YANLIŞ NEFES ALIMI BİRÇOK RAHATSIZLIĞA DAVETİYE ÇIKARIYOR
Peki, yanlış nefes alıp vermek ne gibi sağlık sorunlarına yol açabilir? Sorumuzu Dr. Tekin, şöyle yanıtlıyor: “Özellikle çocuk yaşlarda, doğru nefes alışverişi sağlanmadığında, ağız gelişimi, omurga gelişimi, kemik gelişimi ve diğer benden rahatsızlıklarına kadar ne yazık ki olumsuz sonuçlar görebiliyoruz. Ağızdan nefes alındığında ağız yapısının bozulması, odaklanma problemi, damak yapısının bozulması, dişlerin üst üste gelmemesi, çene yapısının bozulması, alt çenenin geride kalması, akciğere yeterli nefesin ulaşamaması gibi sonuçlar doğurabilir. Bütün bedenin yetersiz oksijenlenmesini etkiler. Omurga sağlığını bozar ve daha kambur bir yapı oluşturur.”
‘NEFES AL- NEFES TUT- NEFES VER- NEFES TUT’
Stres ve öfke anında da doğru nefes alışverişi büyük bir öneme sahip.
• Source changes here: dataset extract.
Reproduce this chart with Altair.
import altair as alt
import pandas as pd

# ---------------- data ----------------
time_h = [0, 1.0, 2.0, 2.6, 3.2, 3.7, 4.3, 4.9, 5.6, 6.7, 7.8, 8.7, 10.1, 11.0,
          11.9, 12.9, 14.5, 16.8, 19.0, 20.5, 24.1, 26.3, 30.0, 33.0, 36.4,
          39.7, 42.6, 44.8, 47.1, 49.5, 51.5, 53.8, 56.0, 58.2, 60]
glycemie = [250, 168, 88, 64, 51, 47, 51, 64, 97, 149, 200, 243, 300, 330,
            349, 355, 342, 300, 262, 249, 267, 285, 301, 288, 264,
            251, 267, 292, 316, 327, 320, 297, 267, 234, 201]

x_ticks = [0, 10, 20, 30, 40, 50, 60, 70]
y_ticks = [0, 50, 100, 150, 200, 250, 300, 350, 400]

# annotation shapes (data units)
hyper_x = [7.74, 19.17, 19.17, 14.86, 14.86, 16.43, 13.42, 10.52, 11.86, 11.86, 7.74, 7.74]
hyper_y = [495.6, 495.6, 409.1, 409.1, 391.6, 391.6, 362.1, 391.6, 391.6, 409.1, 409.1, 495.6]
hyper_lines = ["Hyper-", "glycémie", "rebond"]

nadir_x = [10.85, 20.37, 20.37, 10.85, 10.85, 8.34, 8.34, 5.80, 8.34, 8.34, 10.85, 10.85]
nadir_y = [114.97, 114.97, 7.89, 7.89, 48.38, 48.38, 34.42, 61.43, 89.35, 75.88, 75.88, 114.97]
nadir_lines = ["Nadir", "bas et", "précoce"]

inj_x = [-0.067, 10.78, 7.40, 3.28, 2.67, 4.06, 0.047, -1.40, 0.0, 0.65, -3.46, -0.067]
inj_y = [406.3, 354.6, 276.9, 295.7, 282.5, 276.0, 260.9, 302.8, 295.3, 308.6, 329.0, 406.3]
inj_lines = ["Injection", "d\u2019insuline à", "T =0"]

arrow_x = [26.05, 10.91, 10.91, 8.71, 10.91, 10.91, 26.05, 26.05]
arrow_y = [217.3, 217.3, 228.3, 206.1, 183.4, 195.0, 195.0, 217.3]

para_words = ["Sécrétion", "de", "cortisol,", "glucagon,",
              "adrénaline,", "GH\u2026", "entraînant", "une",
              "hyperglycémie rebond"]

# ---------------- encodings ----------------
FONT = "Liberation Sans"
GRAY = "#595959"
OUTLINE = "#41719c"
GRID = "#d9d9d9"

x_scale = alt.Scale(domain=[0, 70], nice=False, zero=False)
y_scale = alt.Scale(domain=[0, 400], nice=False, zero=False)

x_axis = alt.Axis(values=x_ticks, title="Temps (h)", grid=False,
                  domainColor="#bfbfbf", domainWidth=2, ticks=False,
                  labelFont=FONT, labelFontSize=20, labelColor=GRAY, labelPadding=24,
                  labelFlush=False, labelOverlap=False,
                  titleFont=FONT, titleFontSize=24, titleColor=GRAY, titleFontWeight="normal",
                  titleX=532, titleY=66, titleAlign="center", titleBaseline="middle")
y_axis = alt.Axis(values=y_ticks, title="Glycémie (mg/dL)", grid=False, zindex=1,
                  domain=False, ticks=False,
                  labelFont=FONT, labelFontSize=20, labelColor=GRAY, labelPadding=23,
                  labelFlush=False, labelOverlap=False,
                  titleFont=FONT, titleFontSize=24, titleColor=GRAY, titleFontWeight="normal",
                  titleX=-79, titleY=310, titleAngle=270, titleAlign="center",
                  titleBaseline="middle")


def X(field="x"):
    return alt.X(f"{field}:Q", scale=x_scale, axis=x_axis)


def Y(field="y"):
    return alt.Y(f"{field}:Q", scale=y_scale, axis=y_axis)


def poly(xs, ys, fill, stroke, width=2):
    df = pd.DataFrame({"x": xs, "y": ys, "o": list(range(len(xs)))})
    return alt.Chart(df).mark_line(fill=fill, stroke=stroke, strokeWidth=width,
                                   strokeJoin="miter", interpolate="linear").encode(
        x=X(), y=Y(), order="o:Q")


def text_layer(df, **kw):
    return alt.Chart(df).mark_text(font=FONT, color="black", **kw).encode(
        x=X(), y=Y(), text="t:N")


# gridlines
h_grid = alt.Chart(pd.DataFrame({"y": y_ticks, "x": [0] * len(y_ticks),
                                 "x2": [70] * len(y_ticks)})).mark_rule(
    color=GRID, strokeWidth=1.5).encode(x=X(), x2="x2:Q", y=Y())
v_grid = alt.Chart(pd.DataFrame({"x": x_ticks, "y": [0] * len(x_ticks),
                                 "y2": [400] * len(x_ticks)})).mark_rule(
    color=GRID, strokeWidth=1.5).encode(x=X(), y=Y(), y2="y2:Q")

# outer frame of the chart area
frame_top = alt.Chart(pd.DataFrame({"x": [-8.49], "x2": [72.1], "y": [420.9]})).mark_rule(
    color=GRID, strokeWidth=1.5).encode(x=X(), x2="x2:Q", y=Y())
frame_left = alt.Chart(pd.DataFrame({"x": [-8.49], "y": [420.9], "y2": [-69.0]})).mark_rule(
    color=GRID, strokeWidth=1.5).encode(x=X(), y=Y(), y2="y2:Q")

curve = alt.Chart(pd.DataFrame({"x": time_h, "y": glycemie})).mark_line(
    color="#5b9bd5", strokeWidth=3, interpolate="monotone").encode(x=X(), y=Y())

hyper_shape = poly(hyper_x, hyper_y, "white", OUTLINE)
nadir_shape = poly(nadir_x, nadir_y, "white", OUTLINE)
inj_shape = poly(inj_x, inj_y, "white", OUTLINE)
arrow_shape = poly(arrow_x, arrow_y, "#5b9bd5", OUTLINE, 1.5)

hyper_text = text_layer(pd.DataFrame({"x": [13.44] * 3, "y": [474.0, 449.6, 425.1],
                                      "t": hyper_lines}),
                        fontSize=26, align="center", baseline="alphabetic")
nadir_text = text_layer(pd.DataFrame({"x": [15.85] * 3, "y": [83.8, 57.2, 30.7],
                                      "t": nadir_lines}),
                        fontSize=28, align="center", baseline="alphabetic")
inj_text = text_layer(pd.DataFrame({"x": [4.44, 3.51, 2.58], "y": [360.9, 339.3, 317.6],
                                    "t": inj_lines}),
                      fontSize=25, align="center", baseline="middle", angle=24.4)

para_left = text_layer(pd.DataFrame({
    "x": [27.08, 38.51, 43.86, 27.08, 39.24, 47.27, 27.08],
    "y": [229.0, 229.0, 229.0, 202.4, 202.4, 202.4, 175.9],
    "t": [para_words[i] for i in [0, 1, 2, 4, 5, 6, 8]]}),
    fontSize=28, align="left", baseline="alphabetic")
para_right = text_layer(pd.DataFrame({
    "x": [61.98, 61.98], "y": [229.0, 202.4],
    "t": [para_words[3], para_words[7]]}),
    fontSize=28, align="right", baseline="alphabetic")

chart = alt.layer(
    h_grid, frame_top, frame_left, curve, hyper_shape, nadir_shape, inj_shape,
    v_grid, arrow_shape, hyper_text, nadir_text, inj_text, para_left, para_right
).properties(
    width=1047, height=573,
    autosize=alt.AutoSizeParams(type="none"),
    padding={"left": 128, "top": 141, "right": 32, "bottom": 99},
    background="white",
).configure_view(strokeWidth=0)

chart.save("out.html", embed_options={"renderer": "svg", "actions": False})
Özellikle panik atakta, anksiyetede ve streste, ‘nefes al- nefes tut- nefes ver- nefes tut’ metodu en etkili yöntemlerden biri olarak kabul ediliyor. Dr. Özgü Sevda Tekin, nefes tutulduğunda kontrolün artık kişin elinde olduğunu belirterek, “Kontrollü nefesin nasıl tutulması gerektiğinin işin uzmanlarından öğrenilmesi gerekiyor. Bu kendi başına öğrenilebilecek bir şey değildir. Bu konuda, ‘4 saniye nefes al, 7 saniye nefes tut, 8 saniyede nefes ver’ ya da ‘4 saniye nefes al, 4 saniye nefes tut, 4 saniyede nefes ver’ şeklinde bir öneride bulunabiliriz. Aynı zamanda, ‘sağ burun deliğini kapatarak soldan nefes al sağdan ver, sol burun deliğini kapatarak sağdan nefes al soldan ver’ şeklinde de bir nefes alışverişini stres anında önerebiliyoruz. Yani yine burundan alıp, burundan veriyoruz” diyor.